### SUPPLIED RECORDS
========================================
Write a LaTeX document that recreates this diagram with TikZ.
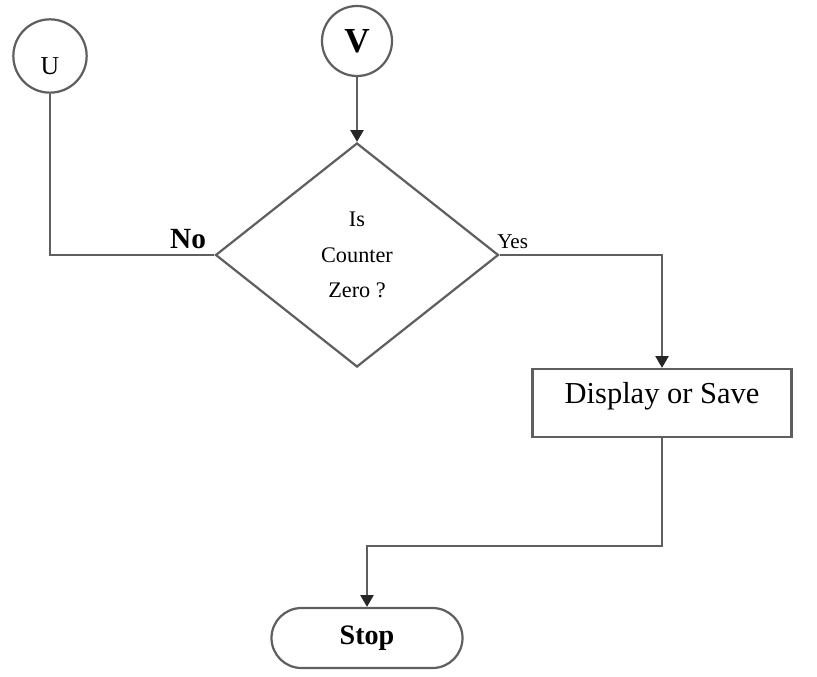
\documentclass[tikz,border=0pt]{standalone}
\usepackage{fontspec}
\setmainfont{Liberation Serif}
\usetikzlibrary{positioning,arrows.meta,shapes.geometric}
\definecolor{linegray}{RGB}{95,95,95}

\begin{document}
\begin{tikzpicture}[
  x=0.03cm, y=-0.03cm,
  conn/.style={circle, draw=linegray, line width=1.9pt, inner sep=0pt},
  decision/.style={diamond, draw=linegray, line width=1.9pt, inner sep=0pt,
                   minimum width=8.49cm, minimum height=6.72cm, align=center,
                   font=\fontsize{19}{30}\selectfont},
  process/.style={rectangle, draw=linegray, line width=1.9pt, inner sep=0pt,
                  minimum width=7.77cm, minimum height=2.04cm,
                  text height=0.6cm, text depth=0.6cm,
                  font=\fontsize{26}{30}\selectfont},
  terminal/.style={rectangle, rounded corners=0.9cm, draw=linegray, line width=1.9pt,
                   minimum width=5.73cm, minimum height=1.8cm,
                   font=\bfseries\fontsize{24}{28}\selectfont},
  line/.style={draw=linegray, line width=1.9pt},
  arr/.style={line, -{Triangle[width=11pt,length=10pt,fill=black!85,color=black!85]}}
]
\useasboundingbox (0,0) rectangle (817,677);

% connectors and steps
\node[conn, minimum size=2.2cm] (u) at (50,56) {};
\node[font=\fontsize{22}{24}\selectfont] (ulbl) at (50,66) {U};
\node[conn, minimum size=2.1cm, font=\bfseries\fontsize{30}{32}\selectfont] (v) at (357,41) {V};
\node[decision] (dec) at (357,255) {Is\\Counter\\Zero ?};
\node[process] (disp) at (662,403) {Display or Save};
\node[terminal] (stop) at (367,638) {Stop};

\draw[arr] (v) -- (dec);
\draw[line] (u) |- (dec.west)
  node[pos=0.92, above=1pt, font=\bfseries\fontsize{25}{27}\selectfont] {No};
\draw[arr] (dec.east) -| (disp.north)
  node[pos=0.04, above=1pt, font=\fontsize{18}{20}\selectfont] {Yes};
\draw[arr] (disp.south) -- ++(0,108) -| (stop.north);
\end{tikzpicture}
\end{document}
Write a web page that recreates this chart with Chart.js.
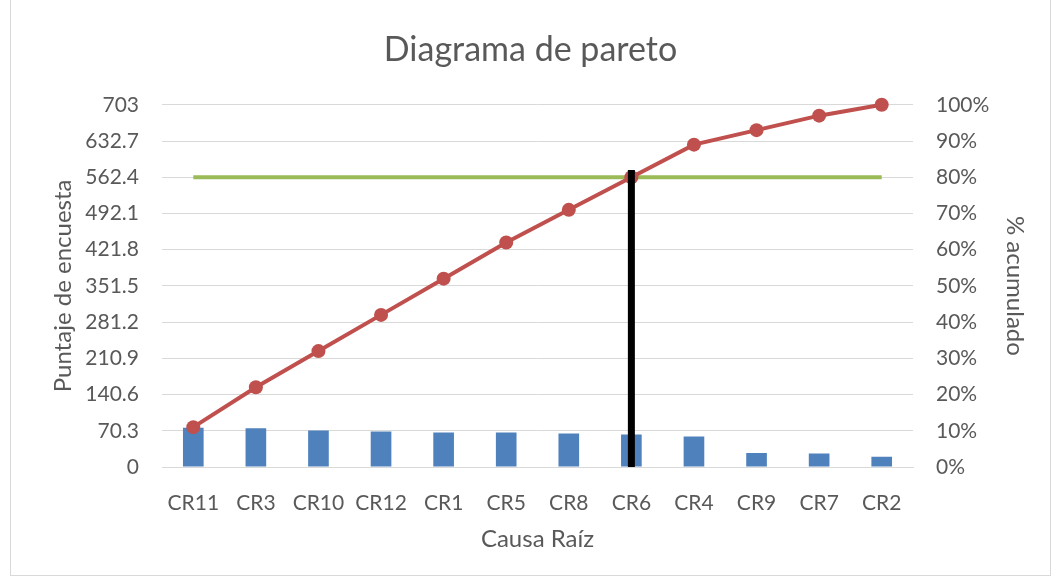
========================================
### TASK STATEMENT
Images should not appear in the copy; retype the listing above exactly.

### TASK OUTPUT
Write a LaTeX document that recreates this diagram with TikZ.
\documentclass[tikz,border=0pt]{standalone}
\usepackage{fontspec}
\setmainfont{Liberation Serif}
\usetikzlibrary{positioning,arrows.meta,shapes.geometric}
\definecolor{linegray}{RGB}{95,95,95}

\begin{document}
\begin{tikzpicture}[
  x=0.03cm, y=-0.03cm,
  conn/.style={circle, draw=linegray, line width=1.9pt, inner sep=0pt},
  decision/.style={diamond, draw=linegray, line width=1.9pt, inner sep=0pt,
                   minimum width=8.49cm, minimum height=6.72cm, align=center,
                   font=\fontsize{19}{30}\selectfont},
  process/.style={rectangle, draw=linegray, line width=1.9pt, inner sep=0pt,
                  minimum width=7.77cm, minimum height=2.04cm,
                  text height=0.6cm, text depth=0.6cm,
                  font=\fontsize{26}{30}\selectfont},
  terminal/.style={rectangle, rounded corners=0.9cm, draw=linegray, line width=1.9pt,
                   minimum width=5.73cm, minimum height=1.8cm,
                   font=\bfseries\fontsize{24}{28}\selectfont},
  line/.style={draw=linegray, line width=1.9pt},
  arr/.style={line, -{Triangle[width=11pt,length=10pt,fill=black!85,color=black!85]}}
]
\useasboundingbox (0,0) rectangle (817,677);

% connectors and steps
\node[conn, minimum size=2.2cm] (u) at (50,56) {};
\node[font=\fontsize{22}{24}\selectfont] (ulbl) at (50,66) {U};
\node[conn, minimum size=2.1cm, font=\bfseries\fontsize{30}{32}\selectfont] (v) at (357,41) {V};
\node[decision] (dec) at (357,255) {Is\\Counter\\Zero ?};
\node[process] (disp) at (662,403) {Display or Save};
\node[terminal] (stop) at (367,638) {Stop};

\draw[arr] (v) -- (dec);
\draw[line] (u) |- (dec.west)
  node[pos=0.92, above=1pt, font=\bfseries\fontsize{25}{27}\selectfont] {No};
\draw[arr] (dec.east) -| (disp.north)
  node[pos=0.04, above=1pt, font=\fontsize{18}{20}\selectfont] {Yes};
\draw[arr] (disp.south) -- ++(0,108) -| (stop.north);
\end{tikzpicture}
\end{document}
Write a web page that recreates this chart with Chart.js.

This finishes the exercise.